While the city claims the intersection has the highest number of severe crashes in Surrey, he said, data sourced from the Nirvan Legal Corporation from 2016 to 2019 put it as Surrey’s 10th most dangerous intersection and 128th Street and 96th Avenue as the most dangerous.
He said the city’s own Vision Zero program, aimed at reducing traffic injuries and deaths in Surrey, is a better way to tackle any traffic problem at 88th Avenue and King George than punching a road through at the south end of the park.
“We have to ask, why build a road that will critically damage an important park when the city could instead follow through with Vision Zero?”

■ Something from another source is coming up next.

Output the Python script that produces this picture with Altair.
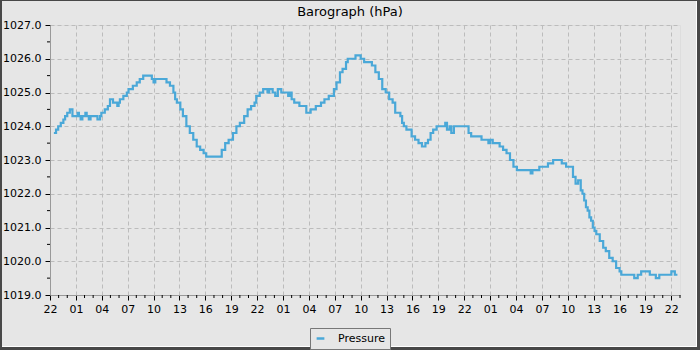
import altair as alt
import pandas as pd

# hours after 22:00 of the first day, and pressure readings (hPa)
hours = [0.45, 0.7, 0.95, 1.25, 1.55, 1.75, 2.0, 2.3, 2.6, 3.2, 3.35, 3.55, 3.75, 4.1, 4.25,
         4.5, 4.7, 5.5, 5.8, 5.95, 6.35, 6.7, 6.95, 7.3, 7.8, 7.95, 8.1, 8.5, 8.9, 9.1,
         9.6, 10.05, 10.4, 10.8, 11.8, 12.0, 12.2, 13.5, 13.9, 14.3, 14.5, 14.7, 15.1, 15.4,
         15.8, 16.2, 16.6, 17.0, 17.4, 17.8, 18.1, 19.9, 20.3, 20.7, 21.2, 21.6, 22.0, 22.5,
         22.9, 23.3, 23.7, 23.9, 24.3, 24.7, 25.2, 25.4, 25.8, 26.1, 26.4, 26.8, 27.6, 27.8,
         28.0, 28.3, 28.9, 29.7, 30.2, 30.8, 31.4, 31.8, 32.3, 32.9, 33.2, 33.6, 33.9, 34.3,
         34.5, 35.4, 36.0, 36.4, 37.3, 37.7, 38.1, 38.5, 38.9, 39.3, 39.7, 40.0, 40.6, 40.8,
         41.0, 41.3, 41.9, 42.3, 42.7, 43.1, 43.5, 43.8, 44.1, 44.4, 44.8, 45.8, 46.0, 46.3,
         46.5, 46.8, 48.5, 48.8, 50.0, 50.8, 51.0, 51.3, 52.1, 52.5, 52.9, 53.3, 53.7, 54.1,
         55.7, 55.9, 56.7, 57.7, 58.3, 59.3, 59.8, 60.6, 60.9, 61.2, 61.5, 61.7, 61.9, 62.1,
         62.3, 62.5, 62.7, 62.9, 63.1, 63.3, 63.7, 64.1, 64.4, 64.8, 65.2, 65.6, 66.0, 66.2,
         67.7, 68.1, 68.5, 69.5, 70.2, 70.6, 72.0, 72.4, 72.7]
pressure = [1023.8, 1023.9, 1024.0, 1024.1, 1024.2, 1024.3, 1024.4, 1024.5, 1024.3, 1024.4, 1024.3, 1024.2, 1024.3, 1024.4, 1024.3,
            1024.2, 1024.3, 1024.2, 1024.3, 1024.4, 1024.5, 1024.6, 1024.8, 1024.7, 1024.6, 1024.7, 1024.8, 1024.9, 1025.0, 1025.1,
            1025.2, 1025.3, 1025.4, 1025.5, 1025.4, 1025.3, 1025.4, 1025.3, 1025.2, 1025.0, 1024.8, 1024.7, 1024.5, 1024.3,
            1024.0, 1023.8, 1023.6, 1023.4, 1023.3, 1023.2, 1023.1, 1023.3, 1023.5, 1023.6, 1023.8, 1024.0, 1024.1, 1024.3,
            1024.5, 1024.6, 1024.7, 1024.9, 1025.0, 1025.1, 1025.0, 1025.1, 1025.0, 1024.9, 1025.1, 1025.0, 1024.9, 1025.0,
            1024.8, 1024.7, 1024.6, 1024.4, 1024.5, 1024.6, 1024.7, 1024.8, 1024.9, 1025.1, 1025.3, 1025.6, 1025.7, 1025.9,
            1026.0, 1026.1, 1026.0, 1025.9, 1025.8, 1025.6, 1025.4, 1025.1, 1025.0, 1024.8, 1024.7, 1024.4, 1024.3, 1024.1,
            1024.0, 1023.9, 1023.7, 1023.6, 1023.5, 1023.4, 1023.5, 1023.6, 1023.8, 1023.9, 1024.0, 1024.1, 1023.9, 1024.0,
            1023.8, 1024.0, 1023.8, 1023.7, 1023.6, 1023.5, 1023.6, 1023.5, 1023.4, 1023.3, 1023.2, 1023.0, 1022.8, 1022.7,
            1022.6, 1022.7, 1022.8, 1022.9, 1023.0, 1022.9, 1022.8, 1022.5, 1022.3, 1022.4, 1022.1, 1022.0, 1021.8, 1021.6,
            1021.5, 1021.3, 1021.2, 1021.0, 1020.9, 1020.8, 1020.6, 1020.4, 1020.3, 1020.1, 1020.0, 1019.8, 1019.7, 1019.6,
            1019.5, 1019.6, 1019.7, 1019.6, 1019.5, 1019.6, 1019.7, 1019.6, 1019.6]
series = ["Pressure"] * len(hours)

x_ticks = list(range(0, 73, 3))
x_minor = [h for h in range(0, 74) if h % 3 != 0]
y_ticks = [1019, 1020, 1021, 1022, 1023, 1024, 1025, 1026, 1027]
y_minor = [1019.5, 1020.5, 1021.5, 1022.5, 1023.5, 1024.5, 1025.5, 1026.5]
title_text = ["Barograph (hPa)"]

W, H = 630, 270
BG = "#e6e6e6"
LINE = "#4aa8d8"
FRAME = "#484848"
FONT = "DejaVu Sans"

df = pd.DataFrame({"hour": hours, "pressure": pressure, "series": series})
one = pd.DataFrame({"k": [0]})

xscale = alt.Scale(domain=[0, 73], nice=False, zero=False)
yscale = alt.Scale(domain=[1019, 1027], nice=False, zero=False)

x_axis = alt.Axis(values=x_ticks, title=None,
                  labelExpr="(((22 + datum.value) % 24) < 10 ? '0' : '') + ((22 + datum.value) % 24)",
                  grid=True, gridDash=[4, 3], gridColor="#bcbcbc", gridWidth=1,
                  tickSize=5, tickColor="#000", domainColor="#999",
                  labelFlush=False, labelOverlap=False, labelBound=False,
                  labelPadding=3, labelFontSize=11, labelColor="#000", labelFont=FONT)
y_axis = alt.Axis(values=y_ticks, format=".1f", title=None,
                  grid=True, gridDash=[4, 3], gridColor="#bcbcbc", gridWidth=1,
                  tickSize=5, tickColor="#000", domainColor="#999",
                  labelPadding=4, labelFontSize=11, labelColor="#000", labelFont=FONT,
                  labelOverlap=False, labelFlush=False, labelBound=False)

line = alt.Chart(df).mark_line(interpolate="step-after", strokeWidth=2.2).encode(
    x=alt.X("hour:Q", scale=xscale, axis=x_axis),
    y=alt.Y("pressure:Q", scale=yscale, axis=y_axis),
    color=alt.Color("series:N", scale=alt.Scale(range=[LINE]),
                    legend=alt.Legend(title=None, orient="none", legendX=260, legendY=303,
                                      padding=5, strokeColor="#777", fillColor=BG,
                                      symbolType="stroke", symbolStrokeWidth=2.5, symbolSize=60,
                                      labelFontSize=11, labelFont=FONT, labelColor="#000",
                                      labelOffset=12)),
)

xminor = alt.Chart(pd.DataFrame({"hour": x_minor})).mark_rule(color="#000", strokeWidth=1).encode(
    x=alt.X("hour:Q", scale=xscale, axis=x_axis),
    y=alt.value(H), y2=alt.value(H + 3),
)
yminor = alt.Chart(pd.DataFrame({"pressure": y_minor})).mark_rule(color="#000", strokeWidth=1).encode(
    y=alt.Y("pressure:Q", scale=yscale, axis=y_axis),
    x=alt.value(-3), x2=alt.value(0),
)

title = alt.Chart(pd.DataFrame({"t": title_text})).mark_text(
    font=FONT, fontSize=13, color="#000", align="center", baseline="alphabetic"
).encode(text="t:N", x=alt.value(300), y=alt.value(-9))


def frame(x, x2, y, y2, color):
    return alt.Chart(one).mark_rect(color=color, clip=False).encode(
        x=alt.value(x), x2=alt.value(x2), y=alt.value(y), y2=alt.value(y2))


frames = [
    frame(-50, -48, -25, 325, FRAME),
    frame(-50, 650, -25, -24, FRAME),
    frame(646, 647, -24, 322, "#ffffff"),
    frame(-48, 647, 321, 322, "#ffffff"),
    frame(647, 650, -25, 325, FRAME),
    frame(-50, 650, 322, 325, FRAME),
]

chart = alt.layer(line, xminor, yminor, title, *frames).properties(
    width=W, height=H,
    autosize=alt.AutoSizeParams(type="none"),
    padding={"left": 50, "top": 25, "right": 20, "bottom": 55},
    background=BG,
).configure_view(stroke="#999", strokeWidth=1).configure(font=FONT)

chart.save("out.html", embed_options={"renderer": "svg", "actions": False})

Jack told council-in-committee that “destroying Bear Creek Park’s ecosystem integrity is a confusion for citizens.
“Everywhere on the planet we are experiencing existential crises,” Jack noted. “The world as we knew it is over. Connectivity needs to be ensured as so much of the planet is highly fragmented. Intact nature is a necessity for humanity.”
Jack said the controversial road project will destroy the integrity of a “high-valued biodiversity ecosystem.
“The destruction absolute, the guts torn out, huge forest trees, extensive understory water issues about natural seepages, etcetera,” she said. “Bear Creek Park is unique with an interface of five habitat types rarely found in urban parks. Old fields, wet meadow, forest, riparian and creeks.
“With 84 through we can expect a lot of roadkill, especially owls,” she said. “Where is the refuge for all of the displaced creatures if you proceed with your plan?”